Why OLM for M&A. Deals are won and lost on pace and judgement. Our partner-led teams negotiate hard where it counts and concede gracefully where it doesn’t, and our integrated competition, tax and employment capability means regulatory and people issues are handled in-house rather than bolted on late.

Frequently Asked Questions

When does a transaction require CAK merger approval in Kenya? Merger clearance from the Competition Authority of Kenya is required where the combined turnover or assets of the merging parties exceed prescribed thresholds. Some lower-threshold mergers qualify for an exclusion but still require notification. We assess notifiability at the term-sheet stage.

How long does a merger clearance take in Kenya? An unconditional clearance from the CAK typically takes 60 to 90 days from a complete filing; matters raising competition concerns or requiring COMESA coordination take longer. We build the regulatory timetable into the deal’s conditions precedent.
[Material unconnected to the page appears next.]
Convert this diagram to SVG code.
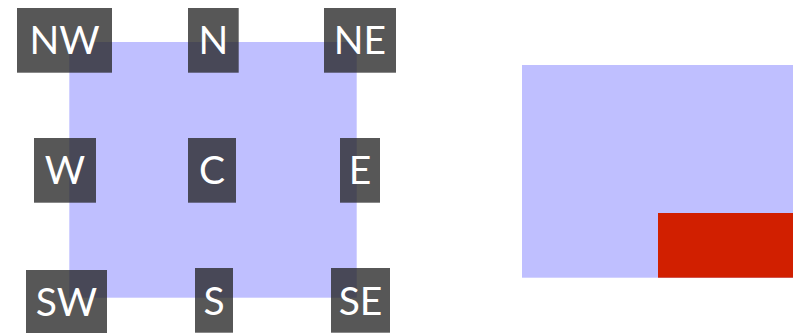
<svg xmlns="http://www.w3.org/2000/svg" width="800" height="333" viewBox="0 0 800 333">
<style>
.bg{fill:#bfbfff}
.lb rect{fill:#222;fill-opacity:0.76}
.lb text{fill:#fff;font-family:Lato,"Open Sans",sans-serif;font-size:39px;text-anchor:middle}
</style>
<rect width="800" height="333" fill="#fff"/>
<g id="square"><rect class="bg" x="69.3" y="42" width="287.4" height="255.7"/></g>
<g id="NW" class="lb"><rect x="17" y="8" width="95" height="64.7"/><text x="64.5" y="54.3">NW</text></g>
<g id="N" class="lb"><rect x="188" y="8" width="50.7" height="64.7"/><text x="213.3" y="54.3">N</text></g>
<g id="NE" class="lb"><rect x="324" y="8" width="72" height="64.7"/><text x="360" y="54.3">NE</text></g>
<g id="W" class="lb"><rect x="34" y="138" width="62" height="64.7"/><text x="65" y="183.5">W</text></g>
<g id="C" class="lb"><rect x="188" y="138" width="48" height="64.7"/><text x="212" y="183.5">C</text></g>
<g id="E" class="lb"><rect x="340" y="138" width="40" height="64.7"/><text x="360" y="183.5">E</text></g>
<g id="SW" class="lb"><rect x="26" y="270" width="81" height="64.7"/><text x="66.5" y="316">SW</text></g>
<g id="S" class="lb"><rect x="195" y="268" width="38" height="64.7"/><text x="214" y="314.5">S</text></g>
<g id="SE" class="lb"><rect x="331" y="268" width="59" height="64.7"/><text x="360.5" y="314.5">SE</text></g>
<g id="right">
<rect class="bg" x="522" y="65" width="271" height="212.7"/>
<rect x="658" y="213" width="135" height="64.7" fill="#d11f00"/>
</g>
<g id="connectors"/>
</svg>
What is the difference between a share sale and an asset sale? In a share sale the buyer acquires the company with all its assets, liabilities and history; in an asset sale the buyer cherry-picks specific assets and leaves liabilities behind. The choice drives the due diligence, tax treatment and consents required, and we advise on the right structure for your risk appetite.

What are the main stages of an M&A transaction? Typically: strategy and target identification, term sheet, due diligence, negotiation and signing of transaction documents, satisfaction of conditions precedent, completion, and post-completion integration. We run each stage.